Fulvio Zamponi nacque a Pescia il 17 febbraio 1901, figlio di Gino, un sellaio socialista, ed Enrichella Vezzani, casalinga. Abitava a Monsummano e, tra i 15 e i 16 anni, prima si iscrisse al Partito Socialista Italiano, poi fondò la Federazione Giovanile Socialista, diventandone segretario. Nel 1921 aderì al Partito Comunista d’Italia e prese parte alle riunioni degli Arditi del Popolo pesciatini, schierandosi contro il pericolo squadrista. A causa delle minacce fasciste fu costretto a recarsi prima ad Asti, poi a Torino (dove collaborò all’Ordine Nuovo), infine a Milano dove fu esponente del Comitato Sindacale Nazionale Comunista. Rientrato a Monsummano, nel 1922 emigrò a Marsiglia.
Il regime fascista lo schedò nel Casellario Politico Centrale (CPC) come sorvegliato speciale e «diffidato». Nel 1923 fu segnalata al CPC anche sua moglie, la monsummanese Giulia Faldi, indicata come «assidua propagandista […] fra le donne». All’estero in quegli anni riuscì a eludere la repressione fascista, vivendo da fuggiasco e spostandosi continuamente fra Germania, Spagna, Francia e Svizzera, dove proseguiva l’attività politica. Nel 1933 rientrò definitivamente a Monsummano con la moglie e il figlio Bruno; fu lasciato in libertà dopo esser stato arrestato e interrogato, ma fornì informazioni non compromettenti. Condusse un’esistenza appartata e mantenne un comportamento diligente fino all’occupazione tedesca, quando ricominciò il lavoro nel Partito Comunista.

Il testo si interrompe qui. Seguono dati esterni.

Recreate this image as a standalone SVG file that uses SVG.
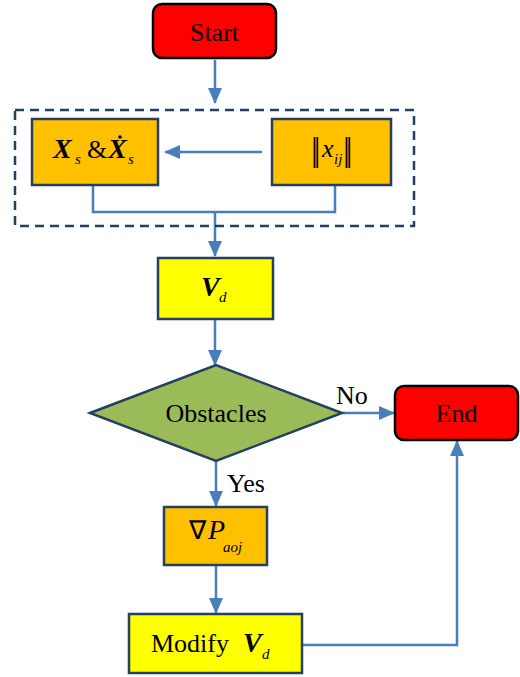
<svg xmlns="http://www.w3.org/2000/svg" width="520" height="677" viewBox="0 0 520 677">
<style>
.t{font-family:"Liberation Serif","Times New Roman",serif;font-size:26px;fill:#000}
.bi{font-weight:bold;font-style:italic;font-size:28px}
.sub{font-style:italic;font-weight:normal;font-size:15px}
.box{stroke:#243F60;stroke-width:2.5}
.term{fill:#FF0000;stroke:#000;stroke-width:2.5}
.c{fill:none;stroke:#4A7EBB;stroke-width:2.5}
</style>
<defs>
<marker id="ahL" markerWidth="16" markerHeight="14" refX="15" refY="7" orient="auto" markerUnits="userSpaceOnUse" viewBox="0 0 16 14">
<path d="M0,0 L16,7 L0,14 z" fill="#4A7EBB"/>
</marker>
</defs>
<g id="connectors">
<path class="c" d="M215,60 V103" marker-end="url(#ahL)"/>
<path class="c" d="M262,152 H165" marker-end="url(#ahL)"/>
<path class="c" d="M93,185 V212 H335 V185"/>
<path class="c" d="M215,212 V256" marker-end="url(#ahL)"/>
<path class="c" d="M215,320 V365" marker-end="url(#ahL)"/>
<path class="c" d="M342,413 H394" marker-end="url(#ahL)"/>
<path class="c" d="M216,461 V506" marker-end="url(#ahL)"/>
<path class="c" d="M216,566 V613" marker-end="url(#ahL)"/>
<path class="c" d="M302,645 H457 V441" marker-end="url(#ahL)"/>
<text class="t" x="336" y="404" font-size="24">No</text>
<text class="t" x="227" y="492" font-size="24">Yes</text>
</g>
<g id="group">
<rect x="15" y="110" width="399" height="116" fill="none" stroke="#243F60" stroke-width="2.5" stroke-dasharray="9,6"/>
</g>
<g id="start">
<rect class="term" x="153" y="4" width="123" height="54" rx="9"/>
<text class="t" x="214.5" y="41" text-anchor="middle">Start</text>
</g>
<g id="xs">
<rect class="box" x="32" y="119" width="126" height="66" fill="#FFC000"/>
<text class="t"><tspan class="bi" x="53" y="158">X</tspan><tspan class="sub" x="75" y="164">s</tspan><tspan x="87" y="158">&amp;</tspan><tspan class="bi" x="108" y="158">X</tspan><tspan class="sub" x="128" y="164">s</tspan></text>
<circle cx="120" cy="137" r="1.8" fill="#000"/>
</g>
<g id="xij">
<rect class="box" x="272" y="119" width="119" height="66" fill="#FFC000"/>
<text class="t"><tspan x="311" y="161" font-size="34" letter-spacing="-4">||</tspan><tspan x="322" y="157" font-style="italic">x</tspan><tspan class="sub" x="334" y="164">ij</tspan><tspan x="343" y="161" font-size="34" letter-spacing="-4">||</tspan></text>
</g>
<g id="vd">
<rect class="box" x="158" y="258" width="115" height="61" fill="#FFFF00"/>
<text class="t"><tspan class="bi" x="201" y="296">V</tspan><tspan class="sub" x="219" y="302">d</tspan></text>
</g>
<g id="obstacles">
<polygon class="box" points="90,413 216,365 342,413 216,461" fill="#9BBB59"/>
<text class="t" x="216" y="422" text-anchor="middle">Obstacles</text>
</g>
<g id="end">
<rect class="term" x="395" y="386" width="123" height="54" rx="9"/>
<text class="t" x="456.5" y="422" text-anchor="middle">End</text>
</g>
<g id="gradp">
<rect class="box" x="164" y="507" width="103" height="58" fill="#FFC000"/>
<text class="t"><tspan x="189" y="539" font-family="Liberation Serif">∇</tspan><tspan x="208" y="539" font-style="italic" font-size="28">P</tspan><tspan class="sub" x="223" y="552" font-size="18">aoj</tspan></text>
</g>
<g id="modify">
<rect class="box" x="129" y="614" width="173" height="59" fill="#FFFF00"/>
<text class="t"><tspan x="151" y="652">Modify</tspan><tspan class="bi" x="243" y="652">V</tspan><tspan class="sub" x="262" y="659">d</tspan></text>
</g>
</svg>
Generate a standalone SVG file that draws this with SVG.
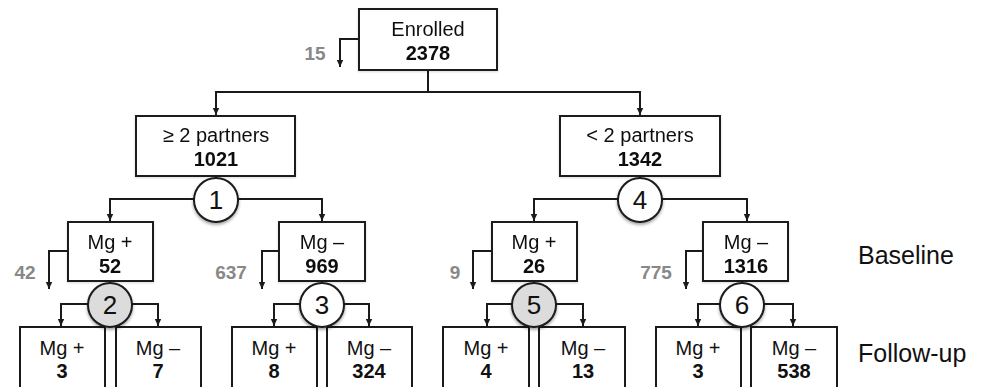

Dopo la liberazione di Monsummano, il 9 settembre 1944 fu nominato sindaco dal Comitato Nazionale di Liberazione locale di cui era presidente. In quel periodo non mancarono i contrasti con l’amministrazione alleata: pochi giorni dopo fu arrestato perché era stato trovato affisso in città un manifesto giudicato come sovversivo e ideato dai giovani comunisti che «chiedeva alle donne di non comportarsi con gli alleati come si comportavano con i tedeschi». Zamponi fu picchiato e incarcerato; venne liberato dal governatore alleato dopo una quindicina di giorni. In seguito, ebbe incarichi nella federazione lucchese e pistoiese del PCI, in alcune Camere del Lavoro e in vari comuni toscani come consigliere e assessore. Dal 1953 al 1958 fu eletto in parlamento come deputato del PCI.
Zamponi morì il 18 luglio 1991; a Monsummano gli furono dedicate una strada e la sezione dell’ANPI.